Why Millennials Are Obsessed with Shows Like The Summer I Turned Pretty
- Joleen Raquel
- 3 days ago
- 4 min read
We might be paying mortgages, running to Costco, and managing work deadlines now, but give us a teen summer romance series and suddenly we are seventeen again, feeling every glance, every almost-kiss, and every heartbreak like it is brand new.
Shows like The Summer I Turned Pretty are not just pretty beach houses and slow-burn love triangles. They are part nostalgia trip, part emotional reset button, and part masterclass in why romance storytelling has stayed addictive for centuries.

1. Nostalgia Is Emotional Comfort Food
Millennials grew up in the golden era of teen TV: The O.C., One Tree Hill, Gilmore Girls, Gossip Girl. Love triangles, grand gestures, and poetic voiceovers were our emotional background noise. Even reality shows like Laguna Beach fell into the same beat.
Psychologists say nostalgia actually helps regulate emotions because it gives us a sense of continuity during times of stress or uncertainty. When adulthood feels like one long to-do list, dropping into Cousins Beach feels like flipping through a scrapbook from your favorite summer, even if it is one you never really had.

2. The Love Triangle Is a Literary Power Move
The Team Conrad vs. Team Jeremiah debate might feel modern, but love triangles are one of the oldest tricks in storytelling. They have been around because they work. They force a character to reveal who they are by showing what and who they choose.
Think of Marianne in Sense and Sensibility, choosing between stability and romance. Or Jo March in Little Women, choosing between a safe match and her independence. The love triangle is rarely just about which boy. It is a mirror for the main character’s growth, values, and identity.

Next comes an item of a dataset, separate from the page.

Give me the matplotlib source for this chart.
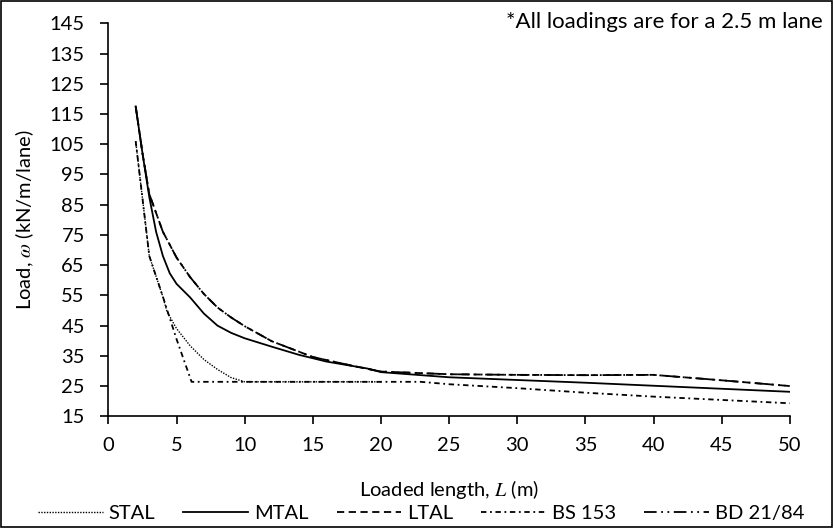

3. Escapism Without the Emotional Hangover
A lot of adult TV these days is intense: crime, betrayal, end-of-the-world scenarios. Even the romances are heavy with tragedy or complicated moral dilemmas.
The Summer I Turned Pretty is different. It is high emotion with low stakes for the viewer. The heartbreaks are real, but they live in a safe, sun-soaked world. It is the same comfort as rereading Anne of the Island or Persuasion where you get the drama without needing a week to recover.

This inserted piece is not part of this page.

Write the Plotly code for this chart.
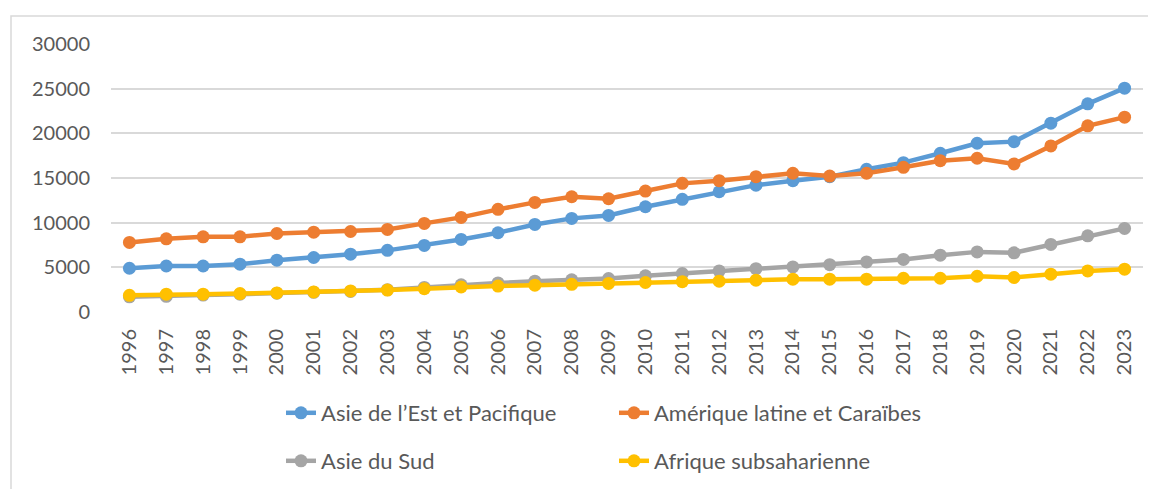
import plotly.graph_objects as go

YEARS = [str(y) for y in range(1996, 2024)]

EAST_ASIA = [4900, 5150, 5150, 5350, 5800, 6100, 6470, 6900, 7450, 8120, 8870, 9800,
             10480, 10810, 11780, 12610, 13460, 14200, 14700, 15150, 15970, 16720,
             17770, 18890, 19070, 21140, 23300, 25060]
LATAM = [7790, 8190, 8420, 8420, 8790, 8940, 9010, 9240, 9920, 10590, 11490, 12270,
         12900, 12680, 13540, 14400, 14700, 15150, 15530, 15220, 15530, 16200,
         16940, 17210, 16570, 18590, 20840, 21810]
SOUTH_ASIA = [1700, 1750, 1900, 2000, 2100, 2200, 2300, 2500, 2750, 3050, 3250, 3450,
              3600, 3750, 4050, 4300, 4600, 4850, 5050, 5300, 5600, 5880,
              6360, 6730, 6620, 7560, 8530, 9360]
SSA = [1870, 1990, 1990, 2060, 2130, 2250, 2360, 2450, 2600, 2800, 2900, 3000,
       3100, 3200, 3300, 3400, 3450, 3560, 3670, 3670, 3670, 3780,
       3780, 4000, 3860, 4230, 4600, 4790]

SERIES = [
    ("Asie de l\u2019Est et Pacifique", EAST_ASIA, "#5B9BD5", "legend"),
    ("Am\u00e9rique latine et Cara\u00efbes", LATAM, "#ED7D31", "legend"),
    ("Asie du Sud", SOUTH_ASIA, "#A5A5A5", "legend2"),
    ("Afrique subsaharienne", SSA, "#FFC000", "legend2"),
]

TEXT = "#595959"
FONT = "Lato, sans-serif"

# page body has an 8px margin, so the figure is drawn 8px smaller
W, H = 1148, 481

fig = go.Figure()
for name, vals, color, leg in SERIES:
    fig.add_trace(go.Scatter(
        x=YEARS, y=vals, name=name, mode="lines+markers",
        line=dict(color=color, width=4.5),
        marker=dict(color=color, size=13),
        legend=leg,
    ))

# two legends stacked, positioned in container coords so they don't push margins
legend_common = dict(
    orientation="h", xanchor="left", yanchor="middle",
    xref="container", yref="container",
    font=dict(family=FONT, size=22, color=TEXT),
    entrywidth=288, bgcolor="rgba(0,0,0,0)",
)

fig.update_layout(
    width=W, height=H,
    margin=dict(l=103, r=13, t=36, b=177),
    paper_bgcolor="white", plot_bgcolor="white",
    font=dict(family=FONT, color=TEXT),
    showlegend=True,
    legend=dict(x=273 / W, y=1 - 405 / H, **legend_common),
    legend2=dict(x=273 / W, y=1 - 453 / H, **legend_common),
    xaxis=dict(
        type="category", range=[-0.5, 27.5], tickangle=-90, showgrid=False,
        showline=False, zeroline=False,
        tickfont=dict(family=FONT, size=20, color=TEXT),
        ticklabelstandoff=12,
    ),
    yaxis=dict(
        range=[0, 30000], dtick=5000, tickformat="d", showgrid=True,
        gridcolor="#D9D9D9", gridwidth=1.5, zeroline=False, showline=False,
        tickfont=dict(family=FONT, size=20, color=TEXT),
        ticklabelstandoff=20,
    ),
    shapes=[dict(
        type="rect", xref="paper", yref="paper",
        x0=-100 / 1032, x1=1.2, y0=-1.0, y1=1 + 28 / 268,
        line=dict(color="#D9D9D9", width=1.5), fillcolor="rgba(0,0,0,0)",
        layer="below",
    )],
)

fig.write_html("out.html")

4. Main Character Energy and the Coming-of-Age Hook
In literature, there is a term for a story about a character’s emotional and moral development: bildungsroman. Belly’s arc is a perfect example. Like Elizabeth Bennet or Jane Eyre, she is figuring out who she is, what she wants, and what love looks like for her.
For millennials who have been in “supporting character mode” for years, whether parenting, caretaking, or grinding at work, watching someone center themselves in their own story is both nostalgic and aspirational.

5. The Soundtrack Is Basically Another Character
When Cruel Summer by Taylor Swift swells during a scene, it is not just background noise. Music in TV is a modern version of what letters, poems, or soliloquies used to do in literature. It freezes the action so you can sit in the feeling. Don't even get me started on how I felt seeing Conrad for the first time while Lover played. What's their music budget anyway?!
Just like Mr. Darcy’s letter in Pride and Prejudice or Laurie’s proposal in Little Women, a perfectly chosen song makes a scene unforgettable. The right lyric at the right moment can stick with you as much as the plot itself.

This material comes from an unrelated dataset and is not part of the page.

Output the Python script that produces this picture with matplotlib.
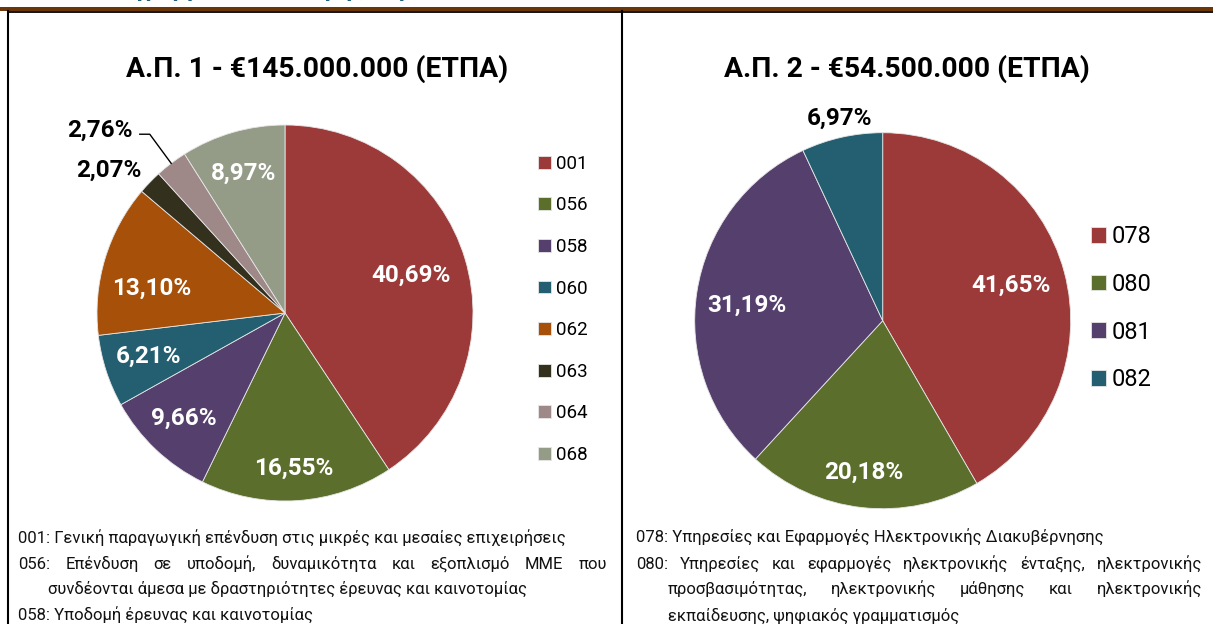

6. Timeless Themes, Modern Packaging
Love, loss, friendship, and change have existed in storytelling for centuries. What hooks millennials is how they are blended with contemporary storytelling elements. The show uses text messages, social media mentions, and modern slang, but wraps it in timeless settings like family kitchens, small-town beaches, and late-night porch conversations.
That balance makes it feel current without losing the romantic charm we have always loved.
💡 Did You Know?
The Love Triangle in Literature: The device appears in works as old as The Iliad (Helen, Paris, and Menelaus) and Arthurian legend (Arthur, Guinevere, and Lancelot). It is less about indecision and more about revealing inner conflict.
Nostalgia in the Brain: Studies show it activates the prefrontal cortex, which is tied to decision-making and emotion regulation. That is why watching an old trope in a new show can actually feel calming.
Soundtracks as Storytelling: Film scholars note that popular music can act like shorthand for emotional beats. It is a technique that dates back to silent films, where live musicians set the tone for each scene.
Why Teen Settings Work for Adults: Media researchers call it “temporal displacement.” Even if the story is not about your exact experiences, the age of the characters can transport you to that stage of life.

Millennials love The Summer I Turned Pretty because it taps into something we have known all along. Romance stories are not about age. They are about emotion. They let us revisit the part of ourselves that believed love could rewrite everything while letting us watch with the wiser, steadier eyes of adulthood.
It is not about wanting to be seventeen again. It is about keeping that spark of hope alive, even when life is a lot more bills and a lot fewer beach bonfires.